Le chercheur imagine qu’« à moyen terme, avec l’intelligence artificielle, les hologrammes, la réalité virtuelle, on devrait assister le lecteur dans sa visualisation, et lui permettre d’échanger plus avec ses personnages. On peut imaginer les lecteurs du futur comme des zombies hallucinés avec des implants rétiniens, vivant dans un monde fictif comme dans Matrix, développe-t-il, ou alors se dire qu’ils trouveront le moyen d’être indépendants et de garder leur équilibre mental… tout en ayant davantage la sensation d’entrer dans le monde de la fiction ».

Mais que resterait-il alors du livre ? Parions que le succès actuel du livre audio – ou l’arrivée d’applications permettant de « lire avec ses oreilles » des articles par « manque de temps » – s’explique déjà en partie par la crise de l’attention et par ce que le philosophe Hartmut Rosa nomme « la société de l’accélération ».

 

Allons-nous délaisser l’effort de lecture sans nous détourner pour autant de la littérature ? Et que faudrait-il penser d’un « livre » tel que le décrit Lorenzo Soccavo, qui irait jusqu’à intégrer, non plus seulement l’audio, mais aussi la dimension visuelle, celle qui appartient depuis toujours à l’imaginaire de chacun ? Voilà du grain à moudre pour les années à venir…

« Le discours dominant sur les questions d’attention est un discours moraliste, tempère de son côté Yves Citton, professeur de littérature à l’université de Grenoble et spécialiste des questions de l’attention (Pour une écologie de l’attention, Seuil, 2014), à l’origine de la traduction du livre de Katherine Hayles. « Les technologies sont partiellement responsables – elles nous attirent comme nous le sommes par le sucre après y avoir été accoutumés – mais on ne va pas interdire les smartphones et tablettes ! Le problème est socio-économique, poursuit-il.

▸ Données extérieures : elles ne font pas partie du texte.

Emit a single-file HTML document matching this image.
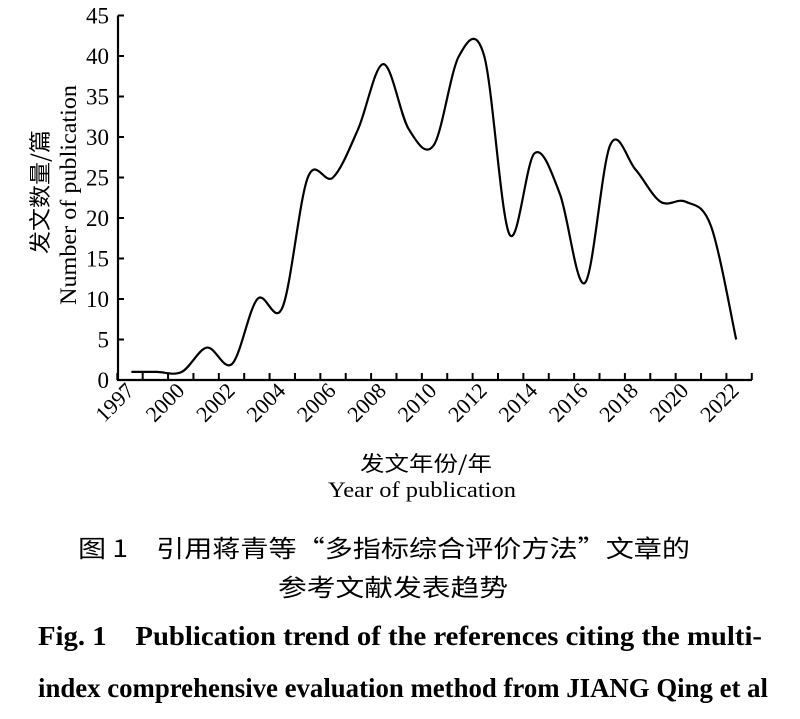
<!DOCTYPE html>
<html><head><meta charset="utf-8"><style>
html,body{margin:0;padding:0;background:#fff;}
svg{display:block;font-family:"Liberation Serif","Noto Serif CJK SC",serif;}
</style></head><body>
<svg id="chart" width="800" height="719" viewBox="0 0 800 719" xmlns="http://www.w3.org/2000/svg">
<g id="axes"></g>
<g id="plot"></g>
<text transform="translate(48,192) rotate(-90)" text-anchor="middle" font-size="22" font-family="Noto Sans CJK SC, sans-serif" textLength="124" lengthAdjust="spacingAndGlyphs">发文数量/篇</text>
<text transform="translate(76,195) rotate(-90)" text-anchor="middle" font-size="23" textLength="220" lengthAdjust="spacingAndGlyphs">Number of publication</text>
<text x="426" y="471" text-anchor="middle" font-size="21" font-family="Noto Sans CJK SC, sans-serif" textLength="132" lengthAdjust="spacingAndGlyphs">发文年份/年</text>
<text x="422" y="497" text-anchor="middle" font-size="22" textLength="188" lengthAdjust="spacingAndGlyphs">Year of publication</text>
<text x="384" y="557" text-anchor="middle" font-size="24" font-family="Noto Sans CJK SC, sans-serif" textLength="612" lengthAdjust="spacingAndGlyphs">图 1　引用蒋青等“多指标综合评价方法”文章的</text>
<text x="393" y="596" text-anchor="middle" font-size="24" font-family="Noto Sans CJK SC, sans-serif" textLength="230" lengthAdjust="spacingAndGlyphs">参考文献发表趋势</text>
<text x="38" y="645" font-size="27" font-weight="bold" textLength="724" lengthAdjust="spacingAndGlyphs">Fig. 1　Publication trend of the references citing the multi-</text>
<text x="38" y="697" font-size="27" font-weight="bold" textLength="730" lengthAdjust="spacingAndGlyphs">index comprehensive evaluation method from JIANG Qing et al</text>
</svg>
<script>
const years = [1998,1999,2000,2001,2002,2003,2004,2005,2006,2007,2008,2009,2010,2011,2012,2013,2014,2015,2016,2017,2018,2019,2020,2021,2022];
const counts = [1,1,1,4,2,10,9,25,25,31,39,31,29,40,40,18,28,23,12,29,26,22,22,19,5];
const yTicks = [0,5,10,15,20,25,30,35,40,45];
const xTickLabels = ["1997","2000","2002","2004","2006","2008","2010","2012","2014","2016","2018","2020","2022"];
const NS = "http://www.w3.org/2000/svg";
function xScale(yr){ return 207 + (yr - 2001) * 25.2; }
function yScale(v){ return 380 - v * 8.1; }
function mk(tag, attrs, parent){ const e=document.createElementNS(NS,tag); for(const k in attrs) e.setAttribute(k,attrs[k]); parent.appendChild(e); return e; }
const axes=document.getElementById('axes'), plot=document.getElementById('plot');
const yAxis = mk('path',{d:'M118 '+yScale(45)+' V380 H752',fill:'none',stroke:'#000','stroke-width':2.2},axes);


yTicks.forEach(t=>{
  const l=mk('line',{x1:118,x2:124,y1:yScale(t),y2:yScale(t),stroke:'#000','stroke-width':2},axes);
  
  
  const tx=mk('text',{x:109,y:yScale(t)+8,'text-anchor':'end','font-size':23},axes);
  
  
  tx.textContent=t;
});
for(let i=0;i<=25;i++){
  const x=117.3+i*25.38;
  const l=mk('line',{x1:x,x2:x,y1:380,y2:373,stroke:'#000','stroke-width':2},axes);
  
  
}
xTickLabels.forEach(s=>{
  const yr=+s;
  const x = yr===1997 ? xScale(1998) : xScale(yr);
  const tx=mk('text',{transform:'translate('+(x+4)+',392) rotate(-45)','text-anchor':'end','font-size':22},axes);
  
  
  tx.textContent=s;
});
const pts=years.map((y,i)=>[xScale(y),yScale(counts[i])]);
let d='M'+pts[0][0]+' '+pts[0][1];
for(let i=0;i<pts.length-1;i++){
  const p0=pts[Math.max(0,i-1)],p1=pts[i],p2=pts[i+1],p3=pts[Math.min(pts.length-1,i+2)];
  const c1=[p1[0]+(p2[0]-p0[0])/6,p1[1]+(p2[1]-p0[1])/6];
  const c2=[p2[0]-(p3[0]-p1[0])/6,p2[1]-(p3[1]-p1[1])/6];
  d+=' C'+c1[0]+' '+c1[1]+' '+c2[0]+' '+c2[1]+' '+p2[0]+' '+p2[1];
}
const line=mk('path',{d:d,fill:'none',stroke:'#000','stroke-width':2.2},plot);


</script>
</body></html>
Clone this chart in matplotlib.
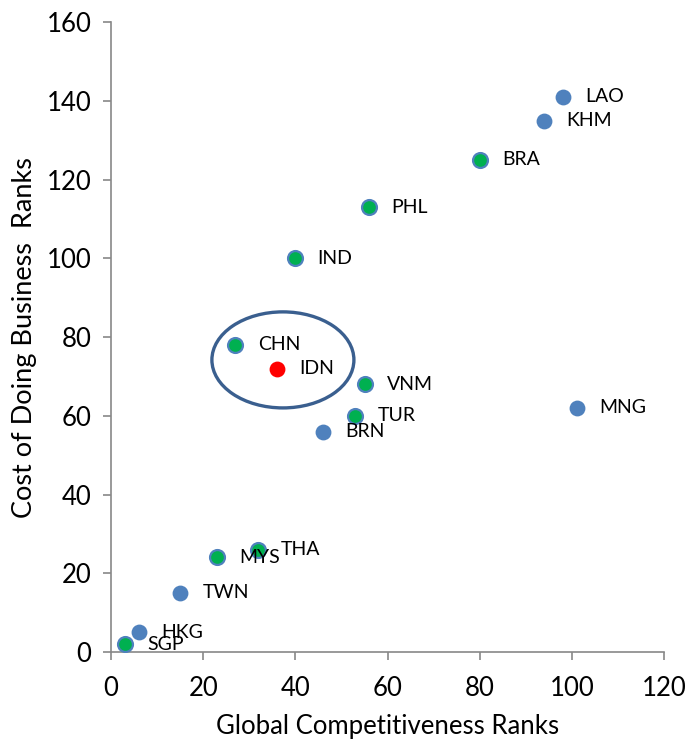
import matplotlib.pyplot as plt
from matplotlib.patches import Ellipse

plt.rcParams['font.family'] = ['Lato', 'DejaVu Sans']

# country codes, global competitiveness rank (x), cost of doing business rank (y)
paises = ['LAO', 'KHM', 'BRA', 'PHL', 'IND', 'CHN', 'IDN', 'VNM', 'TUR', 'BRN',
          'MNG', 'MYS', 'THA', 'TWN', 'HKG', 'SGP']
gci = [98, 94, 80, 56, 40, 27, 36, 55, 53, 46, 101, 23, 32, 15, 6, 3]
cdb = [141, 135, 125, 113, 100, 78, 72, 68, 60, 56, 62, 24, 26, 15, 5, 2]
# 'b' = blue, 'g' = green with blue ring, 'r' = red
grupo = ['b', 'b', 'g', 'g', 'g', 'g', 'r', 'g', 'g', 'b', 'b', 'g', 'g', 'b', 'b', 'g']

azul = '#4F81BD'
verde = '#00B050'
rojo = '#FF0000'

fig = plt.figure(figsize=(6.89, 7.40), dpi=100)
ax = fig.add_axes([0.161, 0.119, 0.803, 0.851])

for x, y, g, p in zip(gci, cdb, grupo, paises):
    if g == 'b':
        ax.scatter(x, y, s=130, color=azul, edgecolors=azul, linewidths=0, zorder=3)
    elif g == 'g':
        ax.scatter(x, y, s=115, color=verde, edgecolors=azul, linewidths=1.6, zorder=3)
    else:
        ax.scatter(x, y, s=130, color=rojo, edgecolors=rojo, linewidths=0, zorder=3)
    ax.annotate(p, (x, y), xytext=(16, 0), textcoords='offset points',
                va='center', ha='left', fontsize=14, color='black', zorder=4)

# circle highlighting CHN and IDN
elipse = Ellipse((37.3, 74.2), 30.8, 24.4, fill=False, edgecolor='#3A5F8F',
                 linewidth=2.4, zorder=2)
ax.add_patch(elipse)

ax.set_xlim(0, 120)
ax.set_ylim(0, 160)
ax.set_xticks(range(0, 121, 20))
ax.set_yticks(range(0, 161, 20))

for lado in ['top', 'right']:
    ax.spines[lado].set_visible(False)
for lado in ['left', 'bottom']:
    ax.spines[lado].set_color('#888888')
    ax.spines[lado].set_linewidth(1.2)
ax.tick_params(axis='both', colors='#888888', labelcolor='black', labelsize=18.5,
               length=6, width=1.2, direction='out')
ax.tick_params(axis='x', pad=11)
ax.tick_params(axis='y', pad=8)

ax.set_xlabel('Global Competitiveness Ranks', fontsize=18.5, labelpad=10)
ax.set_ylabel('Cost of Doing Business  Ranks', fontsize=19.5, labelpad=7)

fig.savefig('out.png', dpi=100)
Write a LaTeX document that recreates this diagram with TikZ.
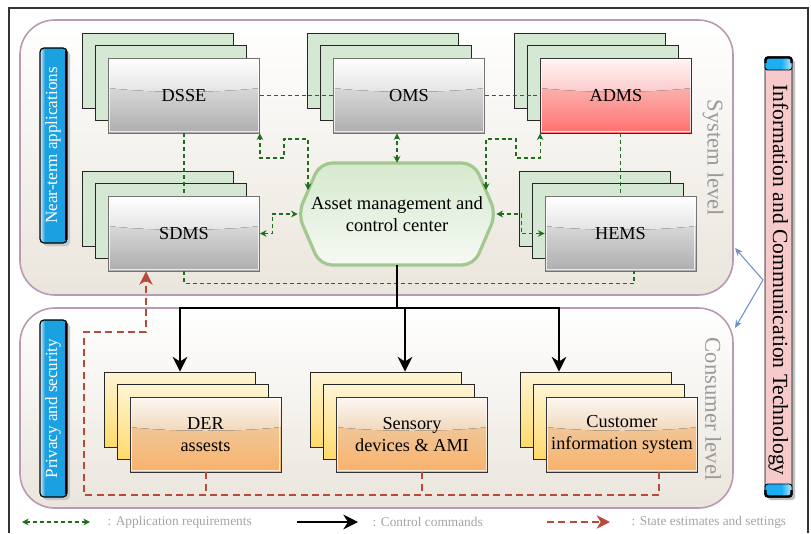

Ce qui menace cette possibilité et ce désir de se plonger dans des livres, c’est avant tout l’omniprésence de sollicitations dont certaines sont comminatoires dans une société où on est tous des petits entrepreneurs de nous-mêmes, dans un monde de flexibilité et de pression temporelle qui s’exerce sur chacun. »

« Le livre apparaît alors comme une plongée un peu archaïque dans une linéarité qui nous permet de ralentir »

Le capitalisme, déjà parti à l’assaut du sommeil, allant jusqu’à grignoter ce temps jugé non productif, comme l’a montré l’essayiste Jonathan Crary, menace aussi directement la lecture, selon Yves Citton. « Il s’insinue dans le fait qu’on a tous intérêt à fournir des données à des plateformes, qui nous attirent et en retirent du profit pendant qu’on en retire du narcissisme. Face à ça, le livre apparaît alors comme une plongée un peu archaïque dans une linéarité qui nous permet de ralentir. »

Lire un roman, en suivant docilement l’ordre des mots, des phrases, des pages et des chapitres tel que l’a pensé l’auteur ou l’autrice, sans échappatoire, sans l’ombre d’un onglet pour bifurquer de trajectoire en cas de passage soporifique, a paradoxalement toutes les chances d’offrir aux générations futures, et pour probablement encore un petit bout de temps, un espace de liberté rare, pour ne pas dire miraculeux.